たとえば、コロナ患者は仰向けで寝かせるよりもうつ伏せの方が望ましいという指摘があり、海外のガイドラインで言及されたり、最近の論文でうつ伏せによる人工呼吸の利用や死亡の低減が報告されたりしているが[4]、日本の治療現場ではまだ広まっていないように思われる。鵜呑みにすることは適当ではないものの、吟味した上でこうした知見をマニュアルに盛り込んでいくことが望まれる。

6.公共交通機関などにおける会話の自粛を国や地方公共団体が求める

公共交通機関における会話は、たとえマスクをしている場合であっても、空気感染を通じて、見知らぬ第三者に感染させる可能性を否定できない。そこで、国や地方公共団体のトップから、公共交通機関など見知らぬ第三者に感染させるリスクがある場所(エレベーターなど)において会話を自粛するように国民に求める。

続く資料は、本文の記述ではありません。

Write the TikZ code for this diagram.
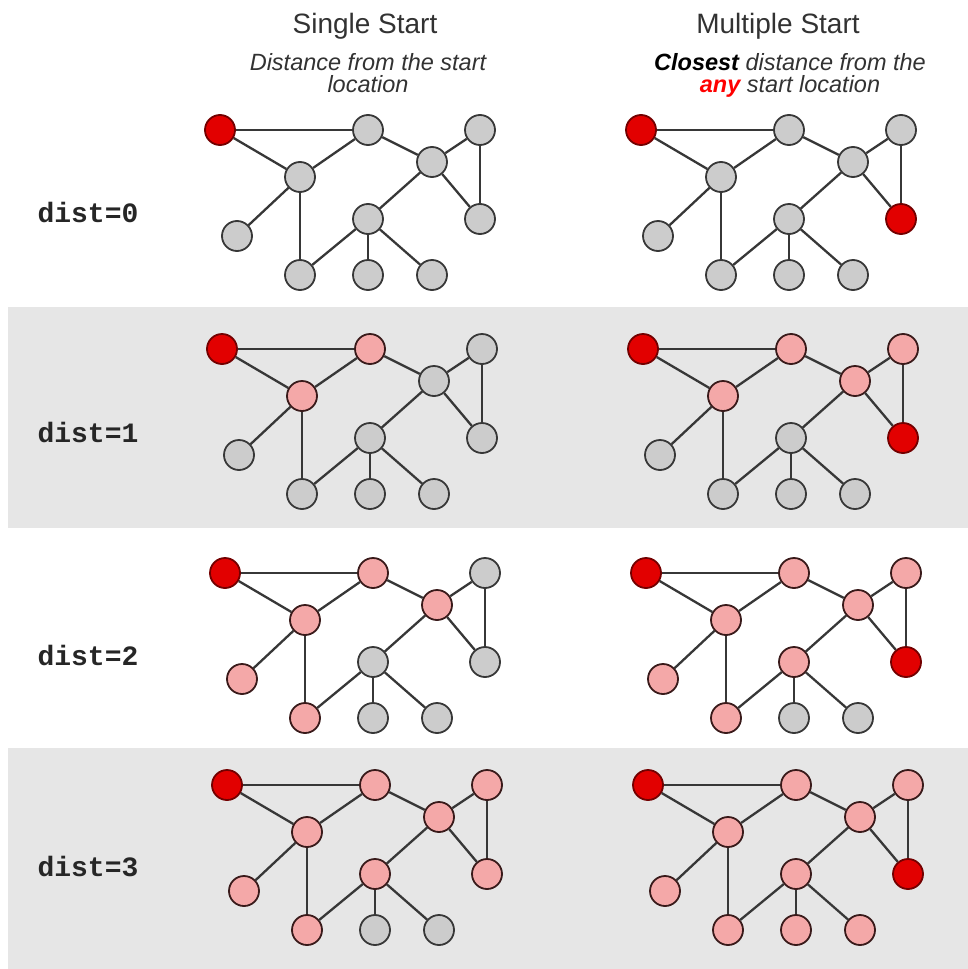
\documentclass[tikz,border=0pt]{standalone}
\usepackage{fontspec}
\setmainfont{Liberation Sans}
\setmonofont{Liberation Mono}

\definecolor{bandgray}{RGB}{230,230,230}
\definecolor{nodegray}{RGB}{204,204,204}
\definecolor{seenpink}{RGB}{244,168,168}
\definecolor{startred}{RGB}{226,0,0}
\definecolor{linegray}{RGB}{55,55,55}
\definecolor{textgray}{RGB}{50,50,50}

\tikzset{
  vertex/.style={circle, draw=linegray, line width=1.8pt, fill=nodegray,
    minimum size=30pt, inner sep=0pt},
  seen/.style={fill=seenpink, draw=linegray!80!red!60!black},
  start/.style={fill=startred, draw=red!45!black},
  link/.style={draw=linegray, line width=2.3pt},
  title/.style={font=\fontsize{28}{28}\selectfont, text=textgray, inner sep=0pt},
  subtitle/.style={font=\fontsize{23.5}{22.5}\selectfont\itshape, text=textgray,
    align=center, inner sep=0pt},
  distlabel/.style={font=\fontsize{28}{28}\selectfont\ttfamily\bfseries,
    text=black!85, inner sep=0pt},
  % per-vertex styles, overridden for each graph
  vS/.style=start, vA/.style={}, vB/.style={}, vC/.style={}, vD/.style={},
  vE/.style={}, vF/.style={}, vG/.style={}, vH/.style={}, vI/.style={},
  vJ/.style={},
  mark seen/.style={v#1/.style=seen},
  mark start/.style={v#1/.style=start}
}

% one copy of the graph: #1 name prefix, #2 shift, #3 vertex states
\newcommand{\netgraph}[3]{%
  \begin{scope}[shift={#2}, #3]
    \foreach \v/\x/\y in {S/220/130, A/368/130, B/300/177, C/432/162,
        D/480/130, E/480/219, F/237/236, G/368/219, H/300/275,
        I/368/275, J/432/275}
      \node[vertex, v\v] (#1-\v) at (\x,\y) {};
    \foreach \a/\b in {S/A, S/B, B/A, B/F, B/H, A/C, C/D, C/E, D/E,
        C/G, G/H, G/I, G/J}
      \draw[link] (#1-\a) -- (#1-\b);
  \end{scope}}

\begin{document}
\begin{tikzpicture}[x=1pt, y=-1pt]

\useasboundingbox (0,0) rectangle (968,969);
% shaded rows
\fill[bandgray] (8,307) rectangle (968,528);
\fill[bandgray] (8,748) rectangle (968,969);

% column headings
\node[title, anchor=base] (single) at (365,33) {Single Start};
\node[title, anchor=base] (multiple) at (778,33) {Multiple Start};
\node[subtitle, anchor=north] (singlenote) at (368,53)
  {Distance from the start\\location};
\node[subtitle, anchor=north] (multinote) at (790,53)
  {\textbf{\color{black}Closest} distance from the\\
   \textbf{\color{red}any} start location};

% row labels
\node[distlabel] (d0) at (88,212) {dist=0};
\node[distlabel] (d1) at (88,432) {dist=1};
\node[distlabel] (d2) at (88,655) {dist=2};
\node[distlabel] (d3) at (88,867) {dist=3};

% dist=0
\netgraph{s0}{(0,0)}{}
\netgraph{m0}{(421,0)}{mark start=E}
% dist=1
\netgraph{s1}{(2,219)}{mark seen/.list={A,B}}
\netgraph{m1}{(423,219)}{mark start=E, mark seen/.list={A,B,C,D}}
% dist=2
\netgraph{s2}{(5,443)}{mark seen/.list={A,B,C,F,H}}
\netgraph{m2}{(426,443)}{mark start=E, mark seen/.list={A,B,C,D,F,G,H}}
% dist=3
\netgraph{s3}{(7,655)}{mark seen/.list={A,B,C,D,E,F,G,H}}
\netgraph{m3}{(428,655)}{mark start=E, mark seen/.list={A,B,C,D,F,G,H,I,J}}

\end{tikzpicture}
\end{document}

以上の取り組みの多くは国で一律に決める必要はなく、地方公共団体主導で行えばいいものであるが、法的な制約を取り除いたり巨額の資金を拠出したりするのは国でないとできない。国が制約を取り除いた上で、実際に行うかどうかは、地域の実情に応じて地方公共団体が判断していくことが望まれる。

引用文献
  1. 辰濃哲郎, 日本医師会の病巣にメス. 文藝春秋9月号, 2021.
  2. Krogsbøll, L.T., K.J. Jørgensen, and P.C. Gøtzsche, General health checks in adults for reducing morbidity and mortality from disease. Cochrane Database of Systematic Reviews, 2019(1).
  3. Prasad, V., J. Lenzer, and D.H. Newman, Why cancer screening has never been shown to “save lives”—and what we can do about it. BMJ, 2016. 352: p. h6080.
  4. Ehrmann, S., et al., Awake prone positioning for COVID-19 acute hypoxaemic respiratory failure: a randomised, controlled, multinational, open-label meta-trial. The Lancet Respiratory Medicine, 2021.